▶ [Set task]
Copy the data that follows, character for character, minus the pictures.

▶ [Supplied data]
— BEGIN —

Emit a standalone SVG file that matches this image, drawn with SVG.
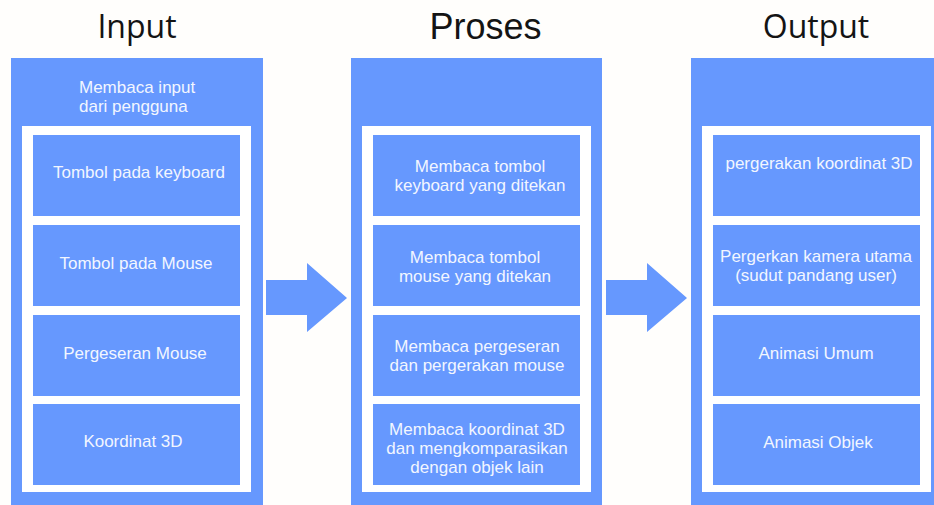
<svg xmlns="http://www.w3.org/2000/svg" width="934" height="505" viewBox="0 0 934 505">
<style>
.col{fill:#6698fe}
.frame{fill:#ffffff}
.box{fill:#6698fe}
.t{font-family:"Liberation Sans",Arial,sans-serif;font-size:17px;fill:#f2f6ff;text-anchor:middle}
.title{font-size:32px;fill:#141414;text-anchor:middle}
.arrow{fill:#6698fe}
</style>
<rect width="934" height="505" fill="#fffefc"/>
<g id="titles">
<text class="title" x="137" y="38" font-family="'Open Sans',sans-serif">Input</text>
<text class="title" x="485.5" y="39" font-family="'Liberation Sans',Arial,sans-serif" style="font-size:36px">Proses</text>
<text class="title" x="816" y="38" font-family="'Open Sans',sans-serif">Output</text>
</g>
<g id="input">
<rect class="col" x="11" y="58" width="252" height="447"/>
<text class="t" x="79" y="93" style="text-anchor:start">Membaca input</text>
<text class="t" x="79" y="112" style="text-anchor:start">dari pengguna</text>
<rect class="frame" x="22" y="126" width="229" height="366"/>
<g id="in1"><rect class="box" x="33" y="135" width="207" height="81"/><text class="t" x="139" y="178">Tombol pada keyboard</text></g>
<g id="in2"><rect class="box" x="33" y="225" width="207" height="81"/><text class="t" x="136" y="269">Tombol pada Mouse</text></g>
<g id="in3"><rect class="box" x="33" y="315" width="207" height="81"/><text class="t" x="135" y="359">Pergeseran Mouse</text></g>
<g id="in4"><rect class="box" x="33" y="404" width="207" height="81"/><text class="t" x="133" y="447">Koordinat 3D</text></g>
</g>
<g id="proses">
<rect class="col" x="351" y="58" width="251" height="447"/>
<rect class="frame" x="362" y="126" width="229" height="366"/>
<g id="pr1"><rect class="box" x="373" y="135" width="207" height="81"/><text class="t" x="480" y="172">Membaca tombol</text><text class="t" x="480" y="191">keyboard yang ditekan</text></g>
<g id="pr2"><rect class="box" x="373" y="225" width="207" height="81"/><text class="t" x="475" y="263">Membaca tombol</text><text class="t" x="475" y="282">mouse yang ditekan</text></g>
<g id="pr3"><rect class="box" x="373" y="315" width="207" height="81"/><text class="t" x="477" y="352">Membaca pergeseran</text><text class="t" x="477" y="371">dan pergerakan mouse</text></g>
<g id="pr4"><rect class="box" x="373" y="404" width="207" height="81"/><text class="t" x="477" y="435">Membaca koordinat 3D</text><text class="t" x="477" y="454">dan mengkomparasikan</text><text class="t" x="477" y="473">dengan objek lain</text></g>
</g>
<g id="output">
<rect class="col" x="691" y="58" width="243" height="447"/>
<rect class="frame" x="702" y="126" width="229" height="366"/>
<g id="out1"><rect class="box" x="713" y="135" width="207" height="81"/><text class="t" x="819" y="169">pergerakan koordinat 3D</text></g>
<g id="out2"><rect class="box" x="713" y="225" width="207" height="81"/><text class="t" x="816" y="262">Pergerkan kamera utama</text><text class="t" x="816" y="281">(sudut pandang user)</text></g>
<g id="out3"><rect class="box" x="713" y="315" width="207" height="81"/><text class="t" x="816" y="359">Animasi Umum</text></g>
<g id="out4"><rect class="box" x="713" y="404" width="207" height="81"/><text class="t" x="818" y="448">Animasi Objek</text></g>
</g>
<g id="connectors">
<polygon class="arrow" points="266,280 307,280 307,263 347,298 307,332 307,315 266,315"/>
<polygon class="arrow" points="606,280 647,280 647,263 687,298 647,332 647,315 606,315"/>
</g>
</svg>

— END —

▶ [Finished task]
Emit a standalone SVG file that matches this image, drawn with SVG.
<svg xmlns="http://www.w3.org/2000/svg" width="934" height="505" viewBox="0 0 934 505">
<style>
.col{fill:#6698fe}
.frame{fill:#ffffff}
.box{fill:#6698fe}
.t{font-family:"Liberation Sans",Arial,sans-serif;font-size:17px;fill:#f2f6ff;text-anchor:middle}
.title{font-size:32px;fill:#141414;text-anchor:middle}
.arrow{fill:#6698fe}
</style>
<rect width="934" height="505" fill="#fffefc"/>
<g id="titles">
<text class="title" x="137" y="38" font-family="'Open Sans',sans-serif">Input</text>
<text class="title" x="485.5" y="39" font-family="'Liberation Sans',Arial,sans-serif" style="font-size:36px">Proses</text>
<text class="title" x="816" y="38" font-family="'Open Sans',sans-serif">Output</text>
</g>
<g id="input">
<rect class="col" x="11" y="58" width="252" height="447"/>
<text class="t" x="79" y="93" style="text-anchor:start">Membaca input</text>
<text class="t" x="79" y="112" style="text-anchor:start">dari pengguna</text>
<rect class="frame" x="22" y="126" width="229" height="366"/>
<g id="in1"><rect class="box" x="33" y="135" width="207" height="81"/><text class="t" x="139" y="178">Tombol pada keyboard</text></g>
<g id="in2"><rect class="box" x="33" y="225" width="207" height="81"/><text class="t" x="136" y="269">Tombol pada Mouse</text></g>
<g id="in3"><rect class="box" x="33" y="315" width="207" height="81"/><text class="t" x="135" y="359">Pergeseran Mouse</text></g>
<g id="in4"><rect class="box" x="33" y="404" width="207" height="81"/><text class="t" x="133" y="447">Koordinat 3D</text></g>
</g>
<g id="proses">
<rect class="col" x="351" y="58" width="251" height="447"/>
<rect class="frame" x="362" y="126" width="229" height="366"/>
<g id="pr1"><rect class="box" x="373" y="135" width="207" height="81"/><text class="t" x="480" y="172">Membaca tombol</text><text class="t" x="480" y="191">keyboard yang ditekan</text></g>
<g id="pr2"><rect class="box" x="373" y="225" width="207" height="81"/><text class="t" x="475" y="263">Membaca tombol</text><text class="t" x="475" y="282">mouse yang ditekan</text></g>
<g id="pr3"><rect class="box" x="373" y="315" width="207" height="81"/><text class="t" x="477" y="352">Membaca pergeseran</text><text class="t" x="477" y="371">dan pergerakan mouse</text></g>
<g id="pr4"><rect class="box" x="373" y="404" width="207" height="81"/><text class="t" x="477" y="435">Membaca koordinat 3D</text><text class="t" x="477" y="454">dan mengkomparasikan</text><text class="t" x="477" y="473">dengan objek lain</text></g>
</g>
<g id="output">
<rect class="col" x="691" y="58" width="243" height="447"/>
<rect class="frame" x="702" y="126" width="229" height="366"/>
<g id="out1"><rect class="box" x="713" y="135" width="207" height="81"/><text class="t" x="819" y="169">pergerakan koordinat 3D</text></g>
<g id="out2"><rect class="box" x="713" y="225" width="207" height="81"/><text class="t" x="816" y="262">Pergerkan kamera utama</text><text class="t" x="816" y="281">(sudut pandang user)</text></g>
<g id="out3"><rect class="box" x="713" y="315" width="207" height="81"/><text class="t" x="816" y="359">Animasi Umum</text></g>
<g id="out4"><rect class="box" x="713" y="404" width="207" height="81"/><text class="t" x="818" y="448">Animasi Objek</text></g>
</g>
<g id="connectors">
<polygon class="arrow" points="266,280 307,280 307,263 347,298 307,332 307,315 266,315"/>
<polygon class="arrow" points="606,280 647,280 647,263 687,298 647,332 647,315 606,315"/>
</g>
</svg>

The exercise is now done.